Many more moves can be expected as climate change becomes an important driver. Although the southerly spread of flying foxes is often linked to rising temperatures, scientists have shown that black flying foxes advanced far more rapidly than climate change alone can justify, by 123km a decade. Urban trees, including Moreton Bay figs in parks, support the bats pouring south, as well as figbirds and koels.
Climate change does fit some changes already detected in the sea. In recent decades, reef fishes such as the one-spot puller, snakeskin wrasse and southern Maori wrasse have spread from Bass Strait to Tasmania’s east coast, where the sea is warming noticeably. Another newcomer is the long-spined sea urchin, which, by browsing seaweeds on Tasmania’s underwater rock shelves, is converting dense kelp beds into ‘urchin barrens’ of bare rock. Biologists estimate 150 kelp-loving species are losing out, including the black-lip abalone, an important commercial species. Urchin culling has been trialled, and new limits have been imposed on the harvesting of rock lobsters, which are urchin predators.
Climate change has emerged as a new reason to move species to save them, but caution is called for. Tasmania’s urchins, sugar gliders and lyrebirds show us that southward shifts can be bad for other species. Biologists agree that nothing should be moved south until the risks are assessed.
A sugar glider. (Image Credit: Shuttershock/CKIZE)
But some of the species that have moved give cause for optimism. Cootamundra wattle, native to a small area around the town of Cootamundra in southern NSW, escapes so freely from gardens that it’s now a weed in every Australian state – and overseas as well. It’s a tree that shouldn’t be grown near bushland. Although plants with small distributions are said to face disaster from climate change, Cootamundra wattle has spread into much hotter and drier places than it came from, showing that a small distribution need not necessarily denote a high risk from climate change.

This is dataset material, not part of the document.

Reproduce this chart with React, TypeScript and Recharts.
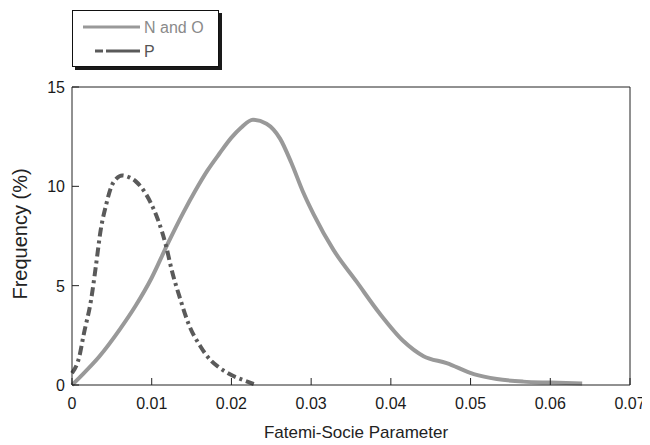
import React from 'react';
import { LineChart, Line, XAxis, YAxis, Legend, Label } from 'recharts';

const xTicks = [0, 0.01, 0.02, 0.03, 0.04, 0.05, 0.06, 0.07];
const yTicks = [0, 5, 10, 15];
const seriesNames = ['N and O', 'P'];
const xTitle = 'Fatemi-Socie Parameter';
const yTitle = 'Frequency (%)';

// N and O (solid grey)
const noX = [0, 0.001, 0.0034, 0.006, 0.008, 0.010, 0.012, 0.014, 0.0155, 0.017, 0.0185, 0.020, 0.0212, 0.0227, 0.0244, 0.0261, 0.0275, 0.029, 0.0303, 0.0328, 0.0357, 0.0386, 0.0416, 0.0441, 0.047, 0.0504, 0.0533, 0.0566, 0.060, 0.064];
const noY = [0, 0.4, 1.42, 2.8, 4.0, 5.4, 7.1, 8.7, 9.8, 10.8, 11.65, 12.45, 12.95, 13.35, 13.15, 12.4, 11.2, 9.7, 8.6, 6.8, 5.2, 3.6, 2.2, 1.45, 1.1, 0.55, 0.3, 0.17, 0.12, 0.07];

// P (dash-dot dark grey)
const pX = [0, 0.0009, 0.0015, 0.0024, 0.003, 0.0036, 0.0043, 0.0049, 0.0056, 0.0063, 0.0072, 0.008, 0.0087, 0.0099, 0.0108, 0.0118, 0.0125, 0.0136, 0.0146, 0.0161, 0.0175, 0.0184, 0.020, 0.0215, 0.0228];
const pY = [0.6, 1.4, 2.6, 4.3, 6.0, 7.8, 9.1, 9.95, 10.4, 10.55, 10.45, 10.25, 9.95, 9.15, 8.3, 7.0, 5.8, 4.3, 3.1, 1.95, 1.2, 0.9, 0.5, 0.25, 0.05];

const noData = noX.map((x, i) => ({ x, y: noY[i] }));
const pData = pX.map((x, i) => ({ x, y: pY[i] }));

const FONT = '"Liberation Sans", Arial, Helvetica, sans-serif';
const TICK_LEN = 7;
const AXIS_COLOR = '#222';
const SOLID_COLOR = '#999999';
const DASH_COLOR = '#5a5a5a';
const DASH = '9 4 3 4';

function BottomTick(props: any) {
  const { x, y, payload } = props;
  const v = payload.value;
  const label = v === 0 ? '0' : v.toFixed(2);
  return (
    <g>
      <line x1={x} x2={x} y1={y} y2={y - TICK_LEN} stroke={AXIS_COLOR} strokeWidth={1} />
      <text x={x} y={y + 24} textAnchor="middle" fontSize={16} fill="#1a1a1a" fontFamily={FONT}>{label}</text>
    </g>
  );
}

function TopTick(props: any) {
  const { x, y } = props;
  return <line x1={x} x2={x} y1={y} y2={y + TICK_LEN} stroke={AXIS_COLOR} strokeWidth={1} />;
}

function LeftTick(props: any) {
  const { x, y, payload } = props;
  return (
    <g>
      <line x1={x} x2={x + TICK_LEN} y1={y} y2={y} stroke={AXIS_COLOR} strokeWidth={1} />
      <text x={x - 7} y={y + 6} textAnchor="end" fontSize={16} fill="#1a1a1a" fontFamily={FONT}>{payload.value}</text>
    </g>
  );
}

function RightTick(props: any) {
  const { x, y } = props;
  return <line x1={x} x2={x - TICK_LEN} y1={y} y2={y} stroke={AXIS_COLOR} strokeWidth={1} />;
}

function LegendBox() {
  return (
    <div style={{ width: 147, height: 57, border: '1px solid #111', boxShadow: '3px 3px 0 #1a1a1a', background: '#fff', boxSizing: 'border-box' }}>
      <svg width={145} height={55} style={{ display: 'block' }}>
        <line x1={10} x2={67} y1={16} y2={16} stroke={SOLID_COLOR} strokeWidth={3} />
        <text x={71} y={22} fontSize={16} fill="#8a8a8a" fontFamily={FONT}>{seriesNames[0]}</text>
        <line x1={22} x2={67} y1={40} y2={40} stroke={DASH_COLOR} strokeWidth={3} strokeDasharray="8 3 30 0" />
        <text x={71} y={46} fontSize={16} fill="#555" fontFamily={FONT}>{seriesNames[1]}</text>
      </svg>
    </div>
  );
}

export default function App() {
  return (
    <div style={{ width: 642, height: 437, fontFamily: FONT, background: '#fff' }}>
      <LineChart width={642} height={437} margin={{ top: 78, right: 19, bottom: 59, left: 63 }}>
        <XAxis
          dataKey="x"
          type="number"
          domain={[0, 0.07]}
          ticks={xTicks}
          height={1}
          tickSize={0}
          tickMargin={0}
          tickLine={false}
          axisLine={{ stroke: AXIS_COLOR, strokeWidth: 1 }}
          tick={<BottomTick />}
          interval={0}
        >
          <Label
            content={() => (
              <text x={348} y={430} textAnchor="middle" fontSize={17} fill="#222" fontFamily={FONT}>{xTitle}</text>
            )}
          />
        </XAxis>
        <XAxis
          xAxisId="t"
          orientation="top"
          dataKey="x"
          type="number"
          domain={[0, 0.07]}
          ticks={xTicks}
          height={1}
          tickSize={0}
          tickMargin={0}
          tickLine={false}
          axisLine={{ stroke: AXIS_COLOR, strokeWidth: 1 }}
          tick={<TopTick />}
          interval={0}
        />
        <YAxis
          type="number"
          domain={[0, 15]}
          ticks={yTicks}
          width={1}
          tickSize={0}
          tickMargin={0}
          tickLine={false}
          axisLine={{ stroke: AXIS_COLOR, strokeWidth: 1 }}
          tick={<LeftTick />}
          interval={0}
        >
          <Label
            content={() => (
              <text transform="translate(19,226) rotate(-90)" textAnchor="middle" fontSize={20} fill="#222" fontFamily={FONT}>{yTitle}</text>
            )}
          />
        </YAxis>
        <YAxis
          yAxisId="r"
          orientation="right"
          type="number"
          domain={[0, 15]}
          ticks={yTicks}
          width={1}
          tickSize={0}
          tickMargin={0}
          tickLine={false}
          axisLine={{ stroke: AXIS_COLOR, strokeWidth: 1 }}
          tick={<RightTick />}
          interval={0}
        />
        <Legend
          verticalAlign="middle"
          align="center"
          layout="horizontal"
          wrapperStyle={{ position: 'absolute', left: 64, top: 2, width: 'auto', height: 'auto' }}
          content={() => <LegendBox />}
        />
        <Line
          data={noData}
          dataKey="y"
          name={seriesNames[0]}
          type="monotone"
          stroke={SOLID_COLOR}
          strokeWidth={4}
          dot={false}
          activeDot={false}
          isAnimationActive={false}
        />
        <Line
          data={pData}
          dataKey="y"
          name={seriesNames[1]}
          type="monotone"
          stroke={DASH_COLOR}
          strokeWidth={4}
          strokeDasharray={DASH}
          dot={false}
          activeDot={false}
          isAnimationActive={false}
        />
      </LineChart>
    </div>
  );
}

Coastal tea-trees now grow hundreds of kilometres further north than before, and long-billed corellas from Victoria now live in Cairns, more than 2000km away, adding to the evidence of life’s adaptability. This is good news, given the risks entailed in moving anything, although it may not apply to most species. Climate change provides a compelling reason to study examples such as these.
The animals and plants on the move are so many and so varied they give us much to wonder about. Because threatened species require so much attention, we don’t hear enough about the reverse situation – species that have gained some advantage from our influence. Some of them, including redbacks, galahs, crested pigeons and various wattles, are probably doing better today than ever before.
We should never neglect the losers, including those doing worse because of the ‘winners’, but there’s some comfort to be had from knowing that some species in Australia are thriving from the changes people have made.